Platform
A platform for managing cloud workloads across regions, machine types, and lifecycles with advanced scheduling and orchestration capabilities.
Overview
The YellowDog Platform enables comprehensive management of cloud workloads, offering flexibility across geographical regions, machine types, and instance lifecycles. It integrates a powerful scheduler and intelligent orchestration engine to provide fine-grained control and prioritization of workload scheduling in cloud, hybrid, and multi-cloud environments.
The platform supports Linux and Windows, container architectures, and all xPU types, including Intel, AMD, NVIDIA, AWS Trainium/Inferentia, and Graviton/ARM-based instances, which are more cost and energy-efficient. Instance selection can be policy-based or attribute-based, automatically adjusting to meet customer requirements.
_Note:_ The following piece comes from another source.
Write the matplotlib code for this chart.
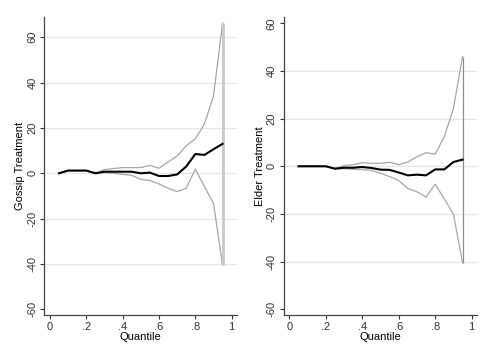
import matplotlib
matplotlib.use("Agg")
import matplotlib.pyplot as plt

plt.rcParams['font.family'] = ['Liberation Sans', 'DejaVu Sans']

quantiles = [0.05, 0.10, 0.15, 0.20, 0.25, 0.30, 0.35, 0.40, 0.45, 0.50,
             0.55, 0.60, 0.65, 0.70, 0.75, 0.80, 0.85, 0.90, 0.95]

# gossip treatment
gossip_coef = [0, 1.2, 1.2, 1.2, 0, 0.7, 0.7, 0.7, 0.7, 0,
               0.3, -1.2, -1.2, -0.5, 3.0, 8.5, 8.1, 10.6, 13.0]
gossip_hi = [0, 1.2, 1.2, 1.2, 0, 1.6, 2.1, 2.5, 2.5, 2.5,
             3.5, 2.2, 5.0, 7.6, 12.2, 15.2, 21.7, 34.1, 66.2]
gossip_lo = [0, 1.2, 1.2, 1.2, 0, 0.3, 0, -0.5, -0.9, -2.7,
             -3.2, -4.7, -6.6, -8.1, -6.6, 1.8, -5.8, -13.3, -40.5]

# elder treatment
elder_coef = [0, 0, 0, 0, -1.0, -0.6, -0.6, -0.3, -0.7, -1.4,
              -1.5, -2.6, -3.8, -3.5, -3.8, -1.3, -1.3, 1.8, 2.8]
elder_hi = [0, 0, 0, 0, -1.0, 0.3, 0.7, 1.5, 1.25, 1.25,
            1.7, 0.7, 1.8, 4.0, 5.7, 5.1, 12.4, 24.2, 46.0]
elder_lo = [0, 0, 0, 0, -1.0, -1.0, -1.25, -1.4, -1.7, -2.9,
            -4.3, -6.0, -9.3, -10.7, -12.9, -7.5, -13.7, -20.0, -40.4]

xticks = [0, 0.2, 0.4, 0.6, 0.8, 1]
xticklabels = ["0", ".2", ".4", ".6", ".8", "1"]
yticks = [-60, -40, -20, 0, 20, 40, 60]


def panel(ax, coef, hi, lo, ylabel, ylim, grid_vals, vline_color, vline_w):
    for g in grid_vals:
        ax.axhline(g, color='#e6e6e6', lw=0.9, zorder=0)
    ax.plot(quantiles, hi, color='#a6a6a6', lw=0.9, zorder=2)
    ax.plot(quantiles, lo, color='#a6a6a6', lw=0.9, zorder=2)
    ax.vlines(quantiles[-1], lo[-1], hi[-1], color=vline_color, lw=vline_w, zorder=2)
    ax.plot(quantiles, coef, color='black', lw=1.5, zorder=3)
    ax.set_xlim(-0.031, 1.031)
    ax.set_ylim(*ylim)
    ax.set_xticks(xticks)
    ax.set_xticklabels(xticklabels)
    ax.set_yticks(yticks)
    ax.set_yticklabels([str(v) for v in yticks], rotation=90, va='center')
    ax.tick_params(direction='out', length=3, width=0.8, colors='#333333',
                   labelsize=8, pad=2)
    for s in ['top', 'right']:
        ax.spines[s].set_visible(False)
    for s in ['left', 'bottom']:
        ax.spines[s].set_color('#444444')
        ax.spines[s].set_linewidth(0.9)
    ax.set_xlabel("Quantile", fontsize=8, labelpad=0)
    ax.set_ylabel(ylabel, fontsize=8, labelpad=1.5)


fig = plt.figure(figsize=(4.95, 3.6), dpi=100)
ax1 = fig.add_axes([0.0895, 0.1258, 0.3899, 0.826])
ax2 = fig.add_axes([0.5731, 0.1258, 0.3911, 0.8278])

panel(ax1, gossip_coef, gossip_hi, gossip_lo, "Gossip Treatment",
      (-62.4, 68.8), [-40, -20, 0, 20, 40, 60], '#c8c8c8', 2.0)
panel(ax2, elder_coef, elder_hi, elder_lo, "Elder Treatment",
      (-62.3, 62.8), [-40, -20, 0, 20, 40], '#8c8c8c', 0.9)

fig.savefig("out.png", dpi=100)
YellowDog is designed for massive scale, capable of reaching 1 million vCPUs in 7 minutes and 3.2 million vCPUs in just over half an hour. It can scale to 200,000 nodes and over 30 million vCPUs, demonstrating throughput at 3000 tasks per second.
The platform enhances cost efficiency by utilizing low-price Spot instances, maximizing node utilization, and reducing compute wastage. It also minimizes data transfer and storage costs by optimizing workload mobility, considering data gravity, latency, and confidentiality constraints.
A user-friendly web-based interface provides a real-time dashboard for monitoring usage, performance, and managing compute provisioning, object storage, work scheduling, and platform administration. The platform's security is ISO 27001 certified, ensuring data confidentiality, integrity, and availability.
YellowDog integrates with popular workflow tools and cloud service providers, offering out-of-the-box connectors to object storage services and HPC cluster file systems. It supports integration with third-party schedulers, acting as a unified workload submission platform across cloud and on-prem resources.